The parties convened in Chicago over the past week, ironing out details for a restructured postseason. The present Bowl Championship Series contract expires in 2014, the first year of the new, proposed format. This proposal will be presented to the presidential oversight committee next week, Rittenberg writes.

Public outcry for some, any overhaul to college football’s postseason has existed since the BCS was first instituted in 1998. Volume reached a new pitch this past season, when the BCS title game featured a rematch and competitors from the same conference for the first time in the system’s existence.
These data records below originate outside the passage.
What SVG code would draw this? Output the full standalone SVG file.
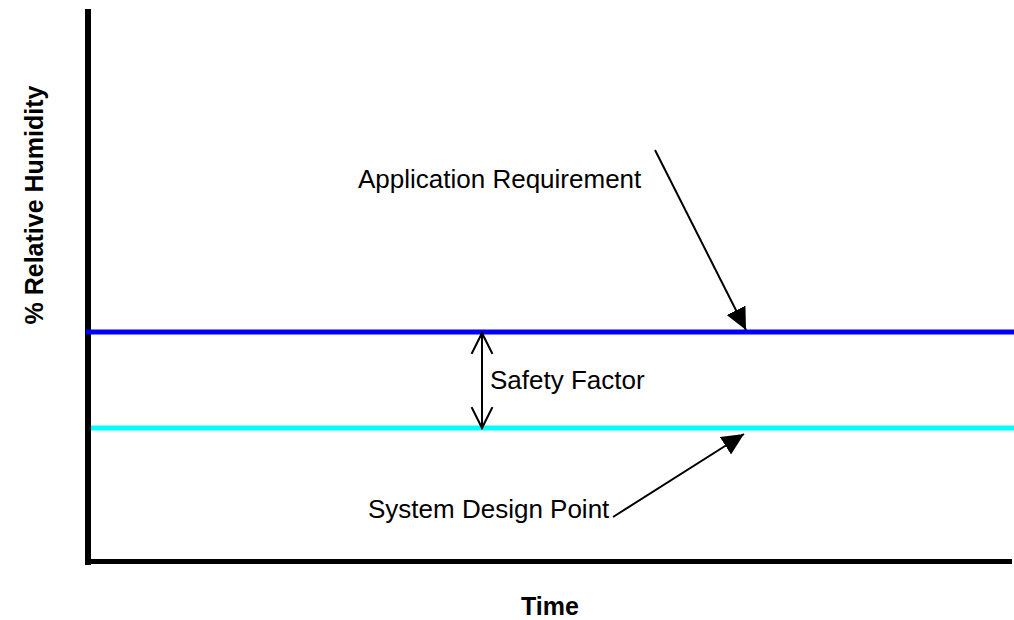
<svg xmlns="http://www.w3.org/2000/svg" width="1014" height="620" viewBox="0 0 1014 620">
  <style>
    .label { font-family: "Liberation Sans", Arial, sans-serif; font-size: 26px; fill: #000; }
    .axis-title { font-family: "Liberation Sans", Arial, sans-serif; font-size: 25px; font-weight: bold; fill: #000; }
    .pointer { stroke: #000; stroke-width: 2; fill: none; }
  </style>
  <defs>
    <marker id="solid-head" markerUnits="userSpaceOnUse" markerWidth="22" markerHeight="22" viewBox="0 0 21 20" refX="21" refY="10" orient="auto">
      <path d="M0,0 L21,10 L0,20 Z" fill="#000"/>
    </marker>
    <marker id="open-head" markerUnits="userSpaceOnUse" markerWidth="24" markerHeight="24" viewBox="-1 -1 23 22" refX="20" refY="10" orient="auto-start-reverse">
      <path d="M0,0 L20,10 L0,20" fill="none" stroke="#000" stroke-width="2"/>
    </marker>
  </defs>

  <rect width="1014" height="620" fill="#fff"/>

  <!-- design level lines -->
  <g id="system-design-line">
    <line x1="90" y1="428" x2="1014" y2="428" stroke="#00ffff" stroke-width="5"/>
  </g>

  <!-- axes -->
  <g id="axes">
    <line x1="88" y1="9" x2="88" y2="565" stroke="#000" stroke-width="6"/>
    <line x1="88" y1="561.5" x2="1012" y2="561.5" stroke="#000" stroke-width="5"/>
  </g>

  <g id="requirement-line">
    <line x1="86" y1="332" x2="1014" y2="332" stroke="#0000ff" stroke-width="5"/>
  </g>

  <!-- axis titles -->
  <g id="y-axis-title">
    <text class="axis-title" transform="translate(43,205) rotate(-90)" text-anchor="middle">% Relative Humidity</text>
  </g>
  <g id="x-axis-title">
    <text class="axis-title" x="550" y="615" text-anchor="middle">Time</text>
  </g>

  <!-- annotations -->
  <g id="application-requirement">
    <text class="label" x="358" y="188">Application Requirement</text>
  </g>
  <g id="safety-factor">
    <text class="label" x="490" y="389">Safety Factor</text>
  </g>
  <g id="system-design-point">
    <text class="label" x="368" y="518">System Design Point</text>
  </g>

  <g id="connectors">
    <line class="pointer" x1="655" y1="150" x2="746" y2="330" marker-end="url(#solid-head)"/>
    <line class="pointer" x1="613" y1="517" x2="744" y2="434" marker-end="url(#solid-head)"/>
    <line class="pointer" x1="482" y1="333" x2="482" y2="428" marker-start="url(#open-head)" marker-end="url(#open-head)"/>
  </g>
</svg>
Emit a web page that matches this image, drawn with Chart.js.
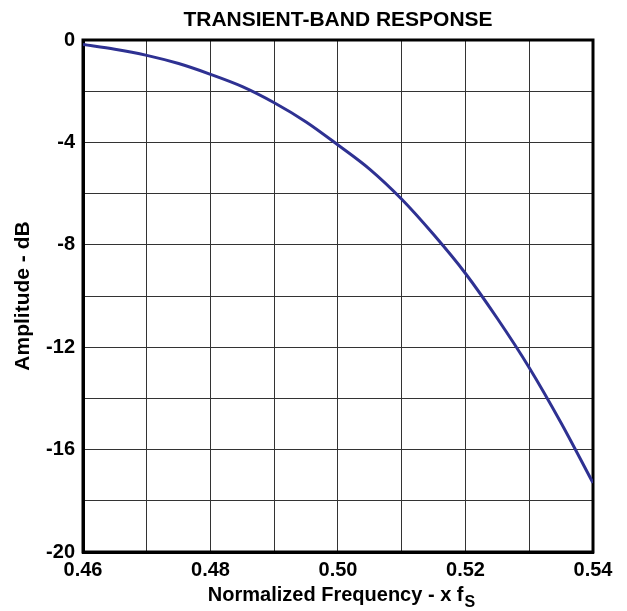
<!DOCTYPE html>
<html>
<head>
<meta charset="utf-8">
<script src="https://cdn.jsdelivr.net/npm/chart.js@4.4.0/dist/chart.umd.min.js"></script>
<style>
  html, body { margin: 0; padding: 0; background: #fff; }
  #wrap { width: 627px; height: 611px; }
</style>
</head>
<body>
<div id="wrap"><canvas id="chart" width="627" height="611"></canvas></div>
<script>
// normalized frequency (x fS) and amplitude in dB
const freq = [0.46, 0.465, 0.47, 0.475, 0.48, 0.485, 0.49, 0.495, 0.50,
              0.505, 0.51, 0.515, 0.52, 0.525, 0.53, 0.535, 0.54]
const amplitude = [-0.18, -0.36, -0.6, -0.92, -1.34, -1.82, -2.45, -3.2, -4.1,
                   -5.05, -6.22, -7.6, -9.12, -10.88, -12.8, -14.96, -17.3]

const xTickLabels = ['0.46', '0.48', '0.50', '0.52', '0.54']
const yTickLabels = ['0', '-4', '-8', '-12', '-16', '-20']

const FONT = '"Liberation Sans", Arial, sans-serif'

// frame, title over the plot, x title with subscript
const extras = {
  id: 'extras',
  beforeDatasetsDraw(chart) {
    const { ctx, chartArea: a } = chart
    ctx.save()
    ctx.strokeStyle = '#000'
    ctx.lineWidth = 3
    ctx.strokeRect(a.left, a.top, a.right - a.left, a.bottom - a.top)
    ctx.restore()
  },
  afterDraw(chart) {
    const { ctx, chartArea: a } = chart
    const cx = (a.left + a.right) / 2
    ctx.save()
    ctx.fillStyle = '#000'
    ctx.textAlign = 'center'
    ctx.textBaseline = 'middle'
    ctx.font = 'bold 21px ' + FONT
    ctx.fillText('TRANSIENT-BAND RESPONSE', cx, 20)

    const main = 'Normalized Frequency - x f'
    const sub = 'S'
    ctx.textAlign = 'left'
    ctx.textBaseline = 'alphabetic'
    ctx.font = 'bold 20px ' + FONT
    const w1 = ctx.measureText(main).width
    ctx.font = 'bold 16px ' + FONT
    const w2 = ctx.measureText(sub).width
    const x0 = cx - (w1 + w2) / 2 + 3
    ctx.font = 'bold 20px ' + FONT
    ctx.fillText(main, x0, 601)
    ctx.font = 'bold 16px ' + FONT
    ctx.fillText(sub, x0 + w1 + 1, 607)
    ctx.restore()
  }
}

new Chart(document.getElementById('chart'), {
  type: 'line',
  data: {
    datasets: [{
      data: freq.map((f, i) => ({ x: f, y: amplitude[i] })),
      borderColor: '#2e3192',
      borderWidth: 3,
      pointRadius: 0,
      cubicInterpolationMode: 'monotone',
      fill: false
    }]
  },
  options: {
    responsive: false,
    animation: false,
    layout: { padding: { left: 0, right: 34, top: 40, bottom: 0 } },
    plugins: {
      legend: { display: false },
      tooltip: { enabled: false }
    },
    scales: {
      x: {
        type: 'linear',
        min: 0.46,
        max: 0.54,
        ticks: {
          stepSize: 0.01,
          autoSkip: false,
          maxRotation: 0,
          padding: 6,
          color: '#000',
          font: { family: FONT, size: 20, weight: 'bold' },
          callback: v => {
            const s = Number(v).toFixed(2)
            return xTickLabels.includes(s) ? s : ''
          }
        },
        grid: { color: '#333', lineWidth: 1, drawTicks: false },
        border: { color: '#000', width: 3 },
        afterFit: s => { s.height = 59 }
      },
      y: {
        min: -20,
        max: 0,
        ticks: {
          stepSize: 2,
          autoSkip: false,
          padding: 8,
          color: '#000',
          font: { family: FONT, size: 20, weight: 'bold' },
          callback: v => {
            const s = String(Math.round(v))
            return yTickLabels.includes(s) ? s : ''
          }
        },
        grid: { color: '#333', lineWidth: 1, drawTicks: false },
        border: { color: '#000', width: 3 },
        title: {
          display: true,
          text: 'Amplitude - dB',
          color: '#000',
          font: { family: FONT, size: 21, weight: 'bold', lineHeight: 1.2 },
          padding: { top: 11, bottom: 0 }
        },
        afterFit: s => { s.width = 83 }
      }
    }
  },
  plugins: [extras]
})
</script>
</body>
</html>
Record low TV ratings for the championship game could not have hurt the push for a reformatted postseason.

Said reformatting should placate both traditionalists and those invested in crowning a champion. The playoff will work within the bowl system, including using two of the four venues currently used for the BCS as semifinal locations: the Rose Bowl (Pasadena, Calif.); Orange Bowl (Miami); Sugar Bowl (New Orleans); and Fiesta Bowl (Glendale, Ariz.). Rittenberg reports the championship site will go to a highest bidder. Call it a hunch, but this blogger’s thinking now might be a good time to plan hotel accommodations in the Dallas-Fort Worth Metroplex for January 2015.

Wednesday’s decision comes on the heels of reports that the Big Ten/Pac-12 and SEC/Big 12 were embroiled in a tag team feud unrivaled since the Rock ‘n’ Roll Express vs. Midnight Express.

Among issues debated was whether to include teams that did not win conference titles among the participants. Details of how the four entrants are to be selected are not as of yet confirmed. (UPDATED 8:01 p.m. ET: Per CBS Sports’ Brett McMurphy, unnamed sources say the proposal includes a selection committee to determine the field).